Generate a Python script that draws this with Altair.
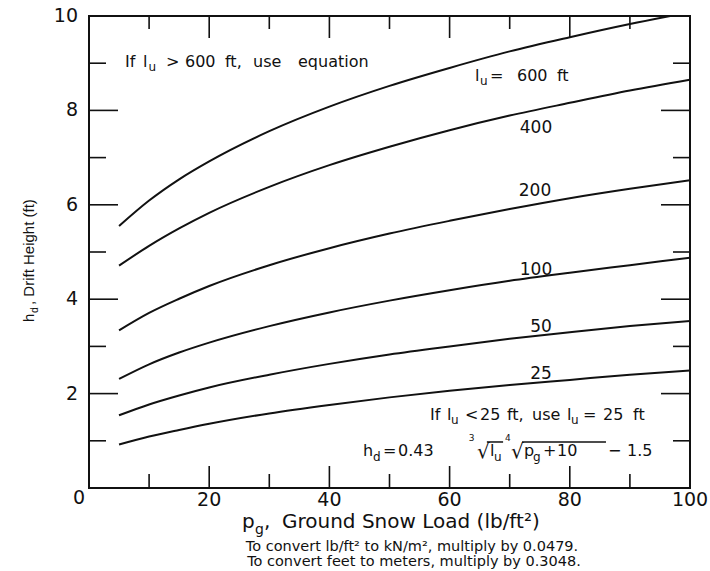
import altair as alt
import pandas as pd

# ---------------- data ----------------
pg = [5, 10, 15, 20, 30, 40, 50, 60, 70, 80, 90, 100]
hd_25 = [0.92, 1.09, 1.23, 1.36, 1.58, 1.76, 1.92, 2.06, 2.18, 2.29, 2.40, 2.49]
hd_50 = [1.54, 1.77, 1.96, 2.13, 2.40, 2.63, 2.83, 3.00, 3.16, 3.30, 3.43, 3.54]
hd_100 = [2.31, 2.62, 2.87, 3.08, 3.43, 3.72, 3.97, 4.19, 4.39, 4.56, 4.72, 4.88]
hd_200 = [3.34, 3.71, 4.01, 4.28, 4.72, 5.08, 5.39, 5.66, 5.91, 6.14, 6.34, 6.52]
hd_400 = [4.71, 5.13, 5.50, 5.83, 6.38, 6.84, 7.23, 7.58, 7.89, 8.16, 8.42, 8.65]
hd_600 = [5.55, 6.09, 6.54, 6.92, 7.56, 8.08, 8.52, 8.90, 9.25, 9.55, 9.83, 10.08]
lu_values = [25, 50, 100, 200, 400, 600]
series = [hd_25, hd_50, hd_100, hd_200, hd_400, hd_600]

x_major_ticks = [20, 40, 60, 80]
x_minor_ticks = [10, 30, 50, 70, 90]
y_major_ticks = [2, 4, 6, 8]
y_minor_ticks = [1, 3, 5, 7, 9]
x_labels = [20, 40, 60, 80, 100]
y_labels = [2, 4, 6, 8, 10]

# ---------------- layout ----------------
W, H = 601, 472
INK = "#111111"
DV = "DejaVu Sans"
LS = "Liberation Sans"

xs = alt.Scale(domain=[0, 100], nice=False, zero=False)
ys = alt.Scale(domain=[0, 10], nice=False, zero=False)

rows = []
for lu, vals in zip(lu_values, series):
    for p, h in zip(pg, vals):
        rows.append({"pg": p, "hd": h, "lu": lu})
df = pd.DataFrame(rows)
one = pd.DataFrame({"a": [0]})

lines = alt.Chart(df).mark_line(
    clip=True, strokeWidth=2, color=INK, interpolate="monotone"
).encode(
    x=alt.X("pg:Q", scale=xs, axis=None),
    y=alt.Y("hd:Q", scale=ys, axis=None),
    detail="lu:N",
)


def xticks(vals, length, top):
    y0 = 0 if top else H
    y1 = length if top else H - length
    return alt.Chart(pd.DataFrame({"v": vals})).mark_rule(
        color=INK, strokeWidth=1.6
    ).encode(x=alt.X("v:Q", scale=xs, axis=None), y=alt.value(y0), y2=alt.value(y1))


def yticks(vals, length, right):
    x0 = W if right else 0
    x1 = W - length if right else length
    return alt.Chart(pd.DataFrame({"v": vals})).mark_rule(
        color=INK, strokeWidth=1.6
    ).encode(y=alt.Y("v:Q", scale=ys, axis=None), x=alt.value(x0), x2=alt.value(x1))


ticks = [
    xticks(x_major_ticks, 22, False), xticks(x_minor_ticks, 14, False),
    xticks(x_major_ticks, 22, True), xticks(x_minor_ticks, 13, True),
    yticks(y_major_ticks, 29, False), yticks(y_minor_ticks, 17, False),
    yticks(y_major_ticks, 29, True), yticks(y_minor_ticks, 17, True),
]

xlab = alt.Chart(pd.DataFrame({"v": x_labels})).mark_text(
    font=DV, fontSize=19, align="center", baseline="middle", color=INK
).encode(x=alt.X("v:Q", scale=xs, axis=None), y=alt.value(H + 12), text=alt.Text("v:Q"))

ylab = alt.Chart(pd.DataFrame({"v": y_labels})).mark_text(
    font=DV, fontSize=19, align="right", baseline="middle", color=INK
).encode(y=alt.Y("v:Q", scale=ys, axis=None), x=alt.value(-11), text=alt.Text("v:Q"))


def dtxt(text, x, y, size, align="left", font=DV):
    return alt.Chart(one).mark_text(
        text=text, font=font, fontSize=size, align=align, baseline="alphabetic", color=INK
    ).encode(x=alt.XDatum(x, scale=xs, axis=None), y=alt.YDatum(y, scale=ys, axis=None))


def ptxt(text, x, y, size, align="left", font=DV, angle=0, baseline="alphabetic"):
    return alt.Chart(one).mark_text(
        text=text, font=font, fontSize=size, align=align, baseline=baseline,
        angle=angle, color=INK
    ).encode(x=alt.value(x), y=alt.value(y))


ann = []
# If l_u > 600 ft, use equation
for t, x in [("If", 5.99), ("l", 8.99), (">", 12.81), ("600", 15.97),
             ("ft,", 22.63), ("use", 27.29), ("equation", 34.78)]:
    ann.append(dtxt(t, x, 8.92, 16))
ann.append(dtxt("u", 9.90, 8.83, 12))

# l_u = 600 ft
for t, x in [("l", 64.23), ("=", 66.72), ("600", 71.21), ("ft", 77.87)]:
    ann.append(dtxt(t, x, 8.62, 16))
ann.append(dtxt("u", 65.06, 8.54, 12))

# curve labels
for t, x, y in [("400", 74.38, 7.52), ("200", 74.21, 6.19), ("100", 74.38, 4.51),
                ("50", 75.21, 3.31), ("25", 75.21, 2.31)]:
    ann.append(dtxt(t, x, y, 17, align="center"))

# If l_u < 25 ft, use l_u = 25 ft
for t, x in [("If", 56.74), ("l", 59.57), ("<", 62.56), ("25", 65.06), ("ft,", 69.55),
             ("use", 73.71), ("l", 79.53), ("=", 82.20), ("25", 85.52), ("ft", 90.52)]:
    ann.append(dtxt(t, x, 1.44, 16))
for x in [60.23, 80.20]:
    ann.append(dtxt("u", x, 1.36, 12))

# h_d = 0.43 cbrt(l_u) 4th-root(p_g + 10) - 1.5
for t, x in [("h", 45.59), ("=", 48.92), ("0.43", 51.41), ("l", 66.72),
             ("p", 72.38), ("+", 75.54), ("10", 77.87), ("\u2212", 86.36), ("1.5", 89.52)]:
    ann.append(dtxt(t, x, 0.678, 16))
for t, x in [("d", 47.25), ("u", 67.39), ("g", 73.88)]:
    ann.append(dtxt(t, x, 0.572, 12))
for t, x in [("3", 63.2), ("4", 69.2)]:
    ann.append(dtxt(t, x, 1.0, 9))
for x in [64.56, 70.22]:
    ann.append(dtxt("\u221a", x, 0.64, 20))
for a, b in [(66.2, 68.9), (72.05, 86.02)]:
    ann.append(alt.Chart(one).mark_rule(color=INK, strokeWidth=1.5).encode(
        x=alt.XDatum(a, scale=xs, axis=None), x2=alt.X2Datum(b),
        y=alt.YDatum(0.975, scale=ys, axis=None)))

# outside texts (pixel positions relative to the plot area)
outside = [
    ptxt("0", -10, H + 10, 19, align="center", baseline="middle"),
    # x title
    ptxt("p", 153, 512, 20),
    ptxt("g", 166, 518, 14),
    ptxt(",", 175, 512, 20),
    ptxt("Ground Snow Load (lb/ft\u00b2)", 193, 512, 20),
    # y title (rotated)
    ptxt("h", -55, 306, 15, font=LS, angle=270),
    ptxt("d", -51, 297, 10.5, font=LS, angle=270),
    ptxt(", Drift Height (ft)", -55, 289, 15, font=LS, angle=270),
    # footnotes
    ptxt("To convert lb/ft\u00b2  to kN/m\u00b2, multiply by 0.0479.", 323, 535, 14.5, align="center"),
    ptxt("To convert feet to meters, multiply by 0.3048.", 325, 550, 14.5, align="center"),
]

chart = alt.layer(lines, *ticks, xlab, ylab, *ann, *outside).properties(
    width=W, height=H,
    padding={"left": 89, "top": 16, "right": 20, "bottom": 83},
    autosize=alt.AutoSizeParams(type="none"),
    background="white",
).configure_view(stroke=INK, strokeWidth=2)

chart.save("out.html", embed_options={"renderer": "svg", "actions": False})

================================

**Required work**
Print the full listing exactly, dropping the pictures.

**Solution for this problem**
Generate a Python script that draws this with Altair.
import altair as alt
import pandas as pd

# ---------------- data ----------------
pg = [5, 10, 15, 20, 30, 40, 50, 60, 70, 80, 90, 100]
hd_25 = [0.92, 1.09, 1.23, 1.36, 1.58, 1.76, 1.92, 2.06, 2.18, 2.29, 2.40, 2.49]
hd_50 = [1.54, 1.77, 1.96, 2.13, 2.40, 2.63, 2.83, 3.00, 3.16, 3.30, 3.43, 3.54]
hd_100 = [2.31, 2.62, 2.87, 3.08, 3.43, 3.72, 3.97, 4.19, 4.39, 4.56, 4.72, 4.88]
hd_200 = [3.34, 3.71, 4.01, 4.28, 4.72, 5.08, 5.39, 5.66, 5.91, 6.14, 6.34, 6.52]
hd_400 = [4.71, 5.13, 5.50, 5.83, 6.38, 6.84, 7.23, 7.58, 7.89, 8.16, 8.42, 8.65]
hd_600 = [5.55, 6.09, 6.54, 6.92, 7.56, 8.08, 8.52, 8.90, 9.25, 9.55, 9.83, 10.08]
lu_values = [25, 50, 100, 200, 400, 600]
series = [hd_25, hd_50, hd_100, hd_200, hd_400, hd_600]

x_major_ticks = [20, 40, 60, 80]
x_minor_ticks = [10, 30, 50, 70, 90]
y_major_ticks = [2, 4, 6, 8]
y_minor_ticks = [1, 3, 5, 7, 9]
x_labels = [20, 40, 60, 80, 100]
y_labels = [2, 4, 6, 8, 10]

# ---------------- layout ----------------
W, H = 601, 472
INK = "#111111"
DV = "DejaVu Sans"
LS = "Liberation Sans"

xs = alt.Scale(domain=[0, 100], nice=False, zero=False)
ys = alt.Scale(domain=[0, 10], nice=False, zero=False)

rows = []
for lu, vals in zip(lu_values, series):
    for p, h in zip(pg, vals):
        rows.append({"pg": p, "hd": h, "lu": lu})
df = pd.DataFrame(rows)
one = pd.DataFrame({"a": [0]})

lines = alt.Chart(df).mark_line(
    clip=True, strokeWidth=2, color=INK, interpolate="monotone"
).encode(
    x=alt.X("pg:Q", scale=xs, axis=None),
    y=alt.Y("hd:Q", scale=ys, axis=None),
    detail="lu:N",
)


def xticks(vals, length, top):
    y0 = 0 if top else H
    y1 = length if top else H - length
    return alt.Chart(pd.DataFrame({"v": vals})).mark_rule(
        color=INK, strokeWidth=1.6
    ).encode(x=alt.X("v:Q", scale=xs, axis=None), y=alt.value(y0), y2=alt.value(y1))


def yticks(vals, length, right):
    x0 = W if right else 0
    x1 = W - length if right else length
    return alt.Chart(pd.DataFrame({"v": vals})).mark_rule(
        color=INK, strokeWidth=1.6
    ).encode(y=alt.Y("v:Q", scale=ys, axis=None), x=alt.value(x0), x2=alt.value(x1))


ticks = [
    xticks(x_major_ticks, 22, False), xticks(x_minor_ticks, 14, False),
    xticks(x_major_ticks, 22, True), xticks(x_minor_ticks, 13, True),
    yticks(y_major_ticks, 29, False), yticks(y_minor_ticks, 17, False),
    yticks(y_major_ticks, 29, True), yticks(y_minor_ticks, 17, True),
]

xlab = alt.Chart(pd.DataFrame({"v": x_labels})).mark_text(
    font=DV, fontSize=19, align="center", baseline="middle", color=INK
).encode(x=alt.X("v:Q", scale=xs, axis=None), y=alt.value(H + 12), text=alt.Text("v:Q"))

ylab = alt.Chart(pd.DataFrame({"v": y_labels})).mark_text(
    font=DV, fontSize=19, align="right", baseline="middle", color=INK
).encode(y=alt.Y("v:Q", scale=ys, axis=None), x=alt.value(-11), text=alt.Text("v:Q"))


def dtxt(text, x, y, size, align="left", font=DV):
    return alt.Chart(one).mark_text(
        text=text, font=font, fontSize=size, align=align, baseline="alphabetic", color=INK
    ).encode(x=alt.XDatum(x, scale=xs, axis=None), y=alt.YDatum(y, scale=ys, axis=None))


def ptxt(text, x, y, size, align="left", font=DV, angle=0, baseline="alphabetic"):
    return alt.Chart(one).mark_text(
        text=text, font=font, fontSize=size, align=align, baseline=baseline,
        angle=angle, color=INK
    ).encode(x=alt.value(x), y=alt.value(y))


ann = []
# If l_u > 600 ft, use equation
for t, x in [("If", 5.99), ("l", 8.99), (">", 12.81), ("600", 15.97),
             ("ft,", 22.63), ("use", 27.29), ("equation", 34.78)]:
    ann.append(dtxt(t, x, 8.92, 16))
ann.append(dtxt("u", 9.90, 8.83, 12))

# l_u = 600 ft
for t, x in [("l", 64.23), ("=", 66.72), ("600", 71.21), ("ft", 77.87)]:
    ann.append(dtxt(t, x, 8.62, 16))
ann.append(dtxt("u", 65.06, 8.54, 12))

# curve labels
for t, x, y in [("400", 74.38, 7.52), ("200", 74.21, 6.19), ("100", 74.38, 4.51),
                ("50", 75.21, 3.31), ("25", 75.21, 2.31)]:
    ann.append(dtxt(t, x, y, 17, align="center"))

# If l_u < 25 ft, use l_u = 25 ft
for t, x in [("If", 56.74), ("l", 59.57), ("<", 62.56), ("25", 65.06), ("ft,", 69.55),
             ("use", 73.71), ("l", 79.53), ("=", 82.20), ("25", 85.52), ("ft", 90.52)]:
    ann.append(dtxt(t, x, 1.44, 16))
for x in [60.23, 80.20]:
    ann.append(dtxt("u", x, 1.36, 12))

# h_d = 0.43 cbrt(l_u) 4th-root(p_g + 10) - 1.5
for t, x in [("h", 45.59), ("=", 48.92), ("0.43", 51.41), ("l", 66.72),
             ("p", 72.38), ("+", 75.54), ("10", 77.87), ("\u2212", 86.36), ("1.5", 89.52)]:
    ann.append(dtxt(t, x, 0.678, 16))
for t, x in [("d", 47.25), ("u", 67.39), ("g", 73.88)]:
    ann.append(dtxt(t, x, 0.572, 12))
for t, x in [("3", 63.2), ("4", 69.2)]:
    ann.append(dtxt(t, x, 1.0, 9))
for x in [64.56, 70.22]:
    ann.append(dtxt("\u221a", x, 0.64, 20))
for a, b in [(66.2, 68.9), (72.05, 86.02)]:
    ann.append(alt.Chart(one).mark_rule(color=INK, strokeWidth=1.5).encode(
        x=alt.XDatum(a, scale=xs, axis=None), x2=alt.X2Datum(b),
        y=alt.YDatum(0.975, scale=ys, axis=None)))

# outside texts (pixel positions relative to the plot area)
outside = [
    ptxt("0", -10, H + 10, 19, align="center", baseline="middle"),
    # x title
    ptxt("p", 153, 512, 20),
    ptxt("g", 166, 518, 14),
    ptxt(",", 175, 512, 20),
    ptxt("Ground Snow Load (lb/ft\u00b2)", 193, 512, 20),
    # y title (rotated)
    ptxt("h", -55, 306, 15, font=LS, angle=270),
    ptxt("d", -51, 297, 10.5, font=LS, angle=270),
    ptxt(", Drift Height (ft)", -55, 289, 15, font=LS, angle=270),
    # footnotes
    ptxt("To convert lb/ft\u00b2  to kN/m\u00b2, multiply by 0.0479.", 323, 535, 14.5, align="center"),
    ptxt("To convert feet to meters, multiply by 0.3048.", 325, 550, 14.5, align="center"),
]

chart = alt.layer(lines, *ticks, xlab, ylab, *ann, *outside).properties(
    width=W, height=H,
    padding={"left": 89, "top": 16, "right": 20, "bottom": 83},
    autosize=alt.AutoSizeParams(type="none"),
    background="white",
).configure_view(stroke=INK, strokeWidth=2)

chart.save("out.html", embed_options={"renderer": "svg", "actions": False})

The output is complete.